COLLECTED DATA
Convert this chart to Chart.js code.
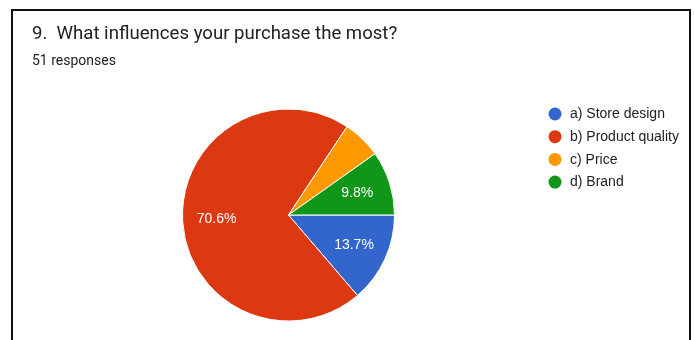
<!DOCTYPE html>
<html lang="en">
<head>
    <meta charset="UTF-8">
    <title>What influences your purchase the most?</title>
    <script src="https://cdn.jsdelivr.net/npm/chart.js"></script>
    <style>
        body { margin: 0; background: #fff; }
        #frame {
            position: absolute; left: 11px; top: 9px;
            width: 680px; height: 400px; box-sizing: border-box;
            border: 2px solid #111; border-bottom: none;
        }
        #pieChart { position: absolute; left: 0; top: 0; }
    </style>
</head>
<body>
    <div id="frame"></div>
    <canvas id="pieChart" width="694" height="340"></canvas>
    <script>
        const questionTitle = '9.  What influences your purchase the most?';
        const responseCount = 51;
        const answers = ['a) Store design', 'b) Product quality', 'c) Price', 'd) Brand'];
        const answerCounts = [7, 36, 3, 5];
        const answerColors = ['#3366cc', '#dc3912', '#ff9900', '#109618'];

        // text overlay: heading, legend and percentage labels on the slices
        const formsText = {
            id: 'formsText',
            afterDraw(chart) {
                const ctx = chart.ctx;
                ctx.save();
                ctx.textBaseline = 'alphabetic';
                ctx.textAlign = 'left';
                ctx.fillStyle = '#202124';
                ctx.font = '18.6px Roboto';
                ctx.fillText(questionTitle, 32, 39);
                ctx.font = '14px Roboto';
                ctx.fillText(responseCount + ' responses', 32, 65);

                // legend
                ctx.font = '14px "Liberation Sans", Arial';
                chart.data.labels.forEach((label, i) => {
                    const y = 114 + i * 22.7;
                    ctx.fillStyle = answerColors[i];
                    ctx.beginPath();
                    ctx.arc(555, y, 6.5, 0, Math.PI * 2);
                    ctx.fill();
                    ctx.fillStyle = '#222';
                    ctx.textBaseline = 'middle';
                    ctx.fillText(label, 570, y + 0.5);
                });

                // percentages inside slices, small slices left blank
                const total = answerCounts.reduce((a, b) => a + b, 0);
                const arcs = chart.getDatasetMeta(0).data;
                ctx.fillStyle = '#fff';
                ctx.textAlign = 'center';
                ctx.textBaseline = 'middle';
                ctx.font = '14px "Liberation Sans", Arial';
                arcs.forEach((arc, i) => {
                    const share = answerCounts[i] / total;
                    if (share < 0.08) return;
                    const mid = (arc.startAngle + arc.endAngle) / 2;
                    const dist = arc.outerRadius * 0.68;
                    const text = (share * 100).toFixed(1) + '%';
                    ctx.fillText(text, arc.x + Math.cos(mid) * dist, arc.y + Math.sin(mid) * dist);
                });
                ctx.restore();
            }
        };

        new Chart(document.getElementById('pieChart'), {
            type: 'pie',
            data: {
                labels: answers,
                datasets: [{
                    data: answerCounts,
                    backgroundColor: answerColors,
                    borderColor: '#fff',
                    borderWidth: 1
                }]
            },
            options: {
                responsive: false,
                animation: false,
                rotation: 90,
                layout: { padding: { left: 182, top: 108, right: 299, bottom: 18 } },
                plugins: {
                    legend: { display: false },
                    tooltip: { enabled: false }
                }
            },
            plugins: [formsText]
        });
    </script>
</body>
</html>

WHAT IS EXPECTED
Leave out any pictures, please, and quote only the lines from the top of the data through the line that contains "['#3366cc', '#dc3912', '#ff9900', '#109618'];".

TASK SOLUTION
Convert this chart to Chart.js code.
<!DOCTYPE html>
<html lang="en">
<head>
    <meta charset="UTF-8">
    <title>What influences your purchase the most?</title>
    <script src="https://cdn.jsdelivr.net/npm/chart.js"></script>
    <style>
        body { margin: 0; background: #fff; }
        #frame {
            position: absolute; left: 11px; top: 9px;
            width: 680px; height: 400px; box-sizing: border-box;
            border: 2px solid #111; border-bottom: none;
        }
        #pieChart { position: absolute; left: 0; top: 0; }
    </style>
</head>
<body>
    <div id="frame"></div>
    <canvas id="pieChart" width="694" height="340"></canvas>
    <script>
        const questionTitle = '9.  What influences your purchase the most?';
        const responseCount = 51;
        const answers = ['a) Store design', 'b) Product quality', 'c) Price', 'd) Brand'];
        const answerCounts = [7, 36, 3, 5];
        const answerColors = ['#3366cc', '#dc3912', '#ff9900', '#109618'];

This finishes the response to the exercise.